### Directions:
Output all of the records exactly as written.

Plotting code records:
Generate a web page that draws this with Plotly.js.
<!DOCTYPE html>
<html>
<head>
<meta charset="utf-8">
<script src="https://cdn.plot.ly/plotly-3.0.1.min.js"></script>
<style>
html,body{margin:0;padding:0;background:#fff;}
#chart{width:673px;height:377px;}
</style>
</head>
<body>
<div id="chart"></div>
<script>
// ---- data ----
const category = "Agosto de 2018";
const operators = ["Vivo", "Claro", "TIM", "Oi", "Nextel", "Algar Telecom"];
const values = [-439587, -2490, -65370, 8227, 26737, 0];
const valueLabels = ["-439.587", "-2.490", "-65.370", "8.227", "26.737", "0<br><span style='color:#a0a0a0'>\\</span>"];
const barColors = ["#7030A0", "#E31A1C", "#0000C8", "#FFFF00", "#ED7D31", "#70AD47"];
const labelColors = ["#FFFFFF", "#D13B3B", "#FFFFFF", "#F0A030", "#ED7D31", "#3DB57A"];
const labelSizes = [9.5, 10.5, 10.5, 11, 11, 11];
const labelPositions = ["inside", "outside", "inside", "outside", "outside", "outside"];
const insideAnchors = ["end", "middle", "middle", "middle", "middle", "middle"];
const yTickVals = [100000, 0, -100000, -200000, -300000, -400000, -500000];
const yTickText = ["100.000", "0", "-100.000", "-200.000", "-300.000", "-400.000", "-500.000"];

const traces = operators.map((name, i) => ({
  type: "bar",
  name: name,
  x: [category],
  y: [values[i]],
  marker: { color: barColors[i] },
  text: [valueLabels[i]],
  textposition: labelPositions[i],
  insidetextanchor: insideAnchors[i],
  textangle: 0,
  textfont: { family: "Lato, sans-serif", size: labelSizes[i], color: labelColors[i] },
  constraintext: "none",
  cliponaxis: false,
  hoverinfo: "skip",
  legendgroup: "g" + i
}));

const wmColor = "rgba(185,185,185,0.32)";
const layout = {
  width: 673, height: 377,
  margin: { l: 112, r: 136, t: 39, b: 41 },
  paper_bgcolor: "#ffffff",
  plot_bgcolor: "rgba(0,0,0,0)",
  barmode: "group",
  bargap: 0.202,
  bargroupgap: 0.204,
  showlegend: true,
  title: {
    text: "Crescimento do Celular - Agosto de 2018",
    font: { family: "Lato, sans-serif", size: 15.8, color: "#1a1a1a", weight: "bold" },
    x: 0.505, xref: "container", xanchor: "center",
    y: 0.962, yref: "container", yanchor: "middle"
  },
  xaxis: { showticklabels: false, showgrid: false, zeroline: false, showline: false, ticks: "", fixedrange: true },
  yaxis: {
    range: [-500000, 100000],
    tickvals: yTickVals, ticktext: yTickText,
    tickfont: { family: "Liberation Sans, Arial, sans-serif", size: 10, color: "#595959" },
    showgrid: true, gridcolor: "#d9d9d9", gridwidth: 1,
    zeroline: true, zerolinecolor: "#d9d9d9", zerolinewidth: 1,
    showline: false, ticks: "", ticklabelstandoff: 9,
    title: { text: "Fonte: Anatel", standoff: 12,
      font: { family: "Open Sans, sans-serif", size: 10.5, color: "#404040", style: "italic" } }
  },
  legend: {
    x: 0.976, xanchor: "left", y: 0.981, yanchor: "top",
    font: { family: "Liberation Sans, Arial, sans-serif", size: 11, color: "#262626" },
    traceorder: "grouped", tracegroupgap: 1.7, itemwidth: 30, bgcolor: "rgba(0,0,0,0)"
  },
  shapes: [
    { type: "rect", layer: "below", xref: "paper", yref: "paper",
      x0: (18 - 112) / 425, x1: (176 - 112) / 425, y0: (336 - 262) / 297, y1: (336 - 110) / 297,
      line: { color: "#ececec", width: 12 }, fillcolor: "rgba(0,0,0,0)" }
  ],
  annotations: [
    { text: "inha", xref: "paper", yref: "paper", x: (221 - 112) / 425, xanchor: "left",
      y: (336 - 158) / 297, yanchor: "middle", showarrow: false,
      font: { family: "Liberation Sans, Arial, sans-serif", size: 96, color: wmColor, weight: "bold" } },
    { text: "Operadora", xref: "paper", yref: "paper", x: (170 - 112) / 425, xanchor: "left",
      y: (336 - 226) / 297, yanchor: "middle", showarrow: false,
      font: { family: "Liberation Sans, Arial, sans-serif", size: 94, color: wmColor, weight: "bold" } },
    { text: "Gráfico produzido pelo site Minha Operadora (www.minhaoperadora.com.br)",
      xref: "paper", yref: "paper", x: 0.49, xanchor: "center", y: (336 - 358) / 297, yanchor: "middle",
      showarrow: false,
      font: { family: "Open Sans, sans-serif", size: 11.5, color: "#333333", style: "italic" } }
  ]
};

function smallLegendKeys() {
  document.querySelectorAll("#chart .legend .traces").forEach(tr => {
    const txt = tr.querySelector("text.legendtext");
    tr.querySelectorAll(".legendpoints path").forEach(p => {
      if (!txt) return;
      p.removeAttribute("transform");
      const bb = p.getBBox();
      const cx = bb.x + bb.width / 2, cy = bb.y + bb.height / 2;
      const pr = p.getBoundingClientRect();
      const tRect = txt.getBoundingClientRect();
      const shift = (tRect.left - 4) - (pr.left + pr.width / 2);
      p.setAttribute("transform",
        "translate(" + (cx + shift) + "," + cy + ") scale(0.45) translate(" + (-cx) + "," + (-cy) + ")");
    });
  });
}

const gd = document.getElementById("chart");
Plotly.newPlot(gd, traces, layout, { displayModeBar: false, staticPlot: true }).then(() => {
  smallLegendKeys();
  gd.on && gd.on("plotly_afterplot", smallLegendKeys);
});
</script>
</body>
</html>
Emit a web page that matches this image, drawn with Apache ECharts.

### Written response:
Generate a web page that draws this with Plotly.js.
<!DOCTYPE html>
<html>
<head>
<meta charset="utf-8">
<script src="https://cdn.plot.ly/plotly-3.0.1.min.js"></script>
<style>
html,body{margin:0;padding:0;background:#fff;}
#chart{width:673px;height:377px;}
</style>
</head>
<body>
<div id="chart"></div>
<script>
// ---- data ----
const category = "Agosto de 2018";
const operators = ["Vivo", "Claro", "TIM", "Oi", "Nextel", "Algar Telecom"];
const values = [-439587, -2490, -65370, 8227, 26737, 0];
const valueLabels = ["-439.587", "-2.490", "-65.370", "8.227", "26.737", "0<br><span style='color:#a0a0a0'>\\</span>"];
const barColors = ["#7030A0", "#E31A1C", "#0000C8", "#FFFF00", "#ED7D31", "#70AD47"];
const labelColors = ["#FFFFFF", "#D13B3B", "#FFFFFF", "#F0A030", "#ED7D31", "#3DB57A"];
const labelSizes = [9.5, 10.5, 10.5, 11, 11, 11];
const labelPositions = ["inside", "outside", "inside", "outside", "outside", "outside"];
const insideAnchors = ["end", "middle", "middle", "middle", "middle", "middle"];
const yTickVals = [100000, 0, -100000, -200000, -300000, -400000, -500000];
const yTickText = ["100.000", "0", "-100.000", "-200.000", "-300.000", "-400.000", "-500.000"];

const traces = operators.map((name, i) => ({
  type: "bar",
  name: name,
  x: [category],
  y: [values[i]],
  marker: { color: barColors[i] },
  text: [valueLabels[i]],
  textposition: labelPositions[i],
  insidetextanchor: insideAnchors[i],
  textangle: 0,
  textfont: { family: "Lato, sans-serif", size: labelSizes[i], color: labelColors[i] },
  constraintext: "none",
  cliponaxis: false,
  hoverinfo: "skip",
  legendgroup: "g" + i
}));

const wmColor = "rgba(185,185,185,0.32)";
const layout = {
  width: 673, height: 377,
  margin: { l: 112, r: 136, t: 39, b: 41 },
  paper_bgcolor: "#ffffff",
  plot_bgcolor: "rgba(0,0,0,0)",
  barmode: "group",
  bargap: 0.202,
  bargroupgap: 0.204,
  showlegend: true,
  title: {
    text: "Crescimento do Celular - Agosto de 2018",
    font: { family: "Lato, sans-serif", size: 15.8, color: "#1a1a1a", weight: "bold" },
    x: 0.505, xref: "container", xanchor: "center",
    y: 0.962, yref: "container", yanchor: "middle"
  },
  xaxis: { showticklabels: false, showgrid: false, zeroline: false, showline: false, ticks: "", fixedrange: true },
  yaxis: {
    range: [-500000, 100000],
    tickvals: yTickVals, ticktext: yTickText,
    tickfont: { family: "Liberation Sans, Arial, sans-serif", size: 10, color: "#595959" },
    showgrid: true, gridcolor: "#d9d9d9", gridwidth: 1,
    zeroline: true, zerolinecolor: "#d9d9d9", zerolinewidth: 1,
    showline: false, ticks: "", ticklabelstandoff: 9,
    title: { text: "Fonte: Anatel", standoff: 12,
      font: { family: "Open Sans, sans-serif", size: 10.5, color: "#404040", style: "italic" } }
  },
  legend: {
    x: 0.976, xanchor: "left", y: 0.981, yanchor: "top",
    font: { family: "Liberation Sans, Arial, sans-serif", size: 11, color: "#262626" },
    traceorder: "grouped", tracegroupgap: 1.7, itemwidth: 30, bgcolor: "rgba(0,0,0,0)"
  },
  shapes: [
    { type: "rect", layer: "below", xref: "paper", yref: "paper",
      x0: (18 - 112) / 425, x1: (176 - 112) / 425, y0: (336 - 262) / 297, y1: (336 - 110) / 297,
      line: { color: "#ececec", width: 12 }, fillcolor: "rgba(0,0,0,0)" }
  ],
  annotations: [
    { text: "inha", xref: "paper", yref: "paper", x: (221 - 112) / 425, xanchor: "left",
      y: (336 - 158) / 297, yanchor: "middle", showarrow: false,
      font: { family: "Liberation Sans, Arial, sans-serif", size: 96, color: wmColor, weight: "bold" } },
    { text: "Operadora", xref: "paper", yref: "paper", x: (170 - 112) / 425, xanchor: "left",
      y: (336 - 226) / 297, yanchor: "middle", showarrow: false,
      font: { family: "Liberation Sans, Arial, sans-serif", size: 94, color: wmColor, weight: "bold" } },
    { text: "Gráfico produzido pelo site Minha Operadora (www.minhaoperadora.com.br)",
      xref: "paper", yref: "paper", x: 0.49, xanchor: "center", y: (336 - 358) / 297, yanchor: "middle",
      showarrow: false,
      font: { family: "Open Sans, sans-serif", size: 11.5, color: "#333333", style: "italic" } }
  ]
};

function smallLegendKeys() {
  document.querySelectorAll("#chart .legend .traces").forEach(tr => {
    const txt = tr.querySelector("text.legendtext");
    tr.querySelectorAll(".legendpoints path").forEach(p => {
      if (!txt) return;
      p.removeAttribute("transform");
      const bb = p.getBBox();
      const cx = bb.x + bb.width / 2, cy = bb.y + bb.height / 2;
      const pr = p.getBoundingClientRect();
      const tRect = txt.getBoundingClientRect();
      const shift = (tRect.left - 4) - (pr.left + pr.width / 2);
      p.setAttribute("transform",
        "translate(" + (cx + shift) + "," + cy + ") scale(0.45) translate(" + (-cx) + "," + (-cy) + ")");
    });
  });
}

const gd = document.getElementById("chart");
Plotly.newPlot(gd, traces, layout, { displayModeBar: false, staticPlot: true }).then(() => {
  smallLegendKeys();
  gd.on && gd.on("plotly_afterplot", smallLegendKeys);
});
</script>
</body>
</html>
Emit a web page that matches this image, drawn with Apache ECharts.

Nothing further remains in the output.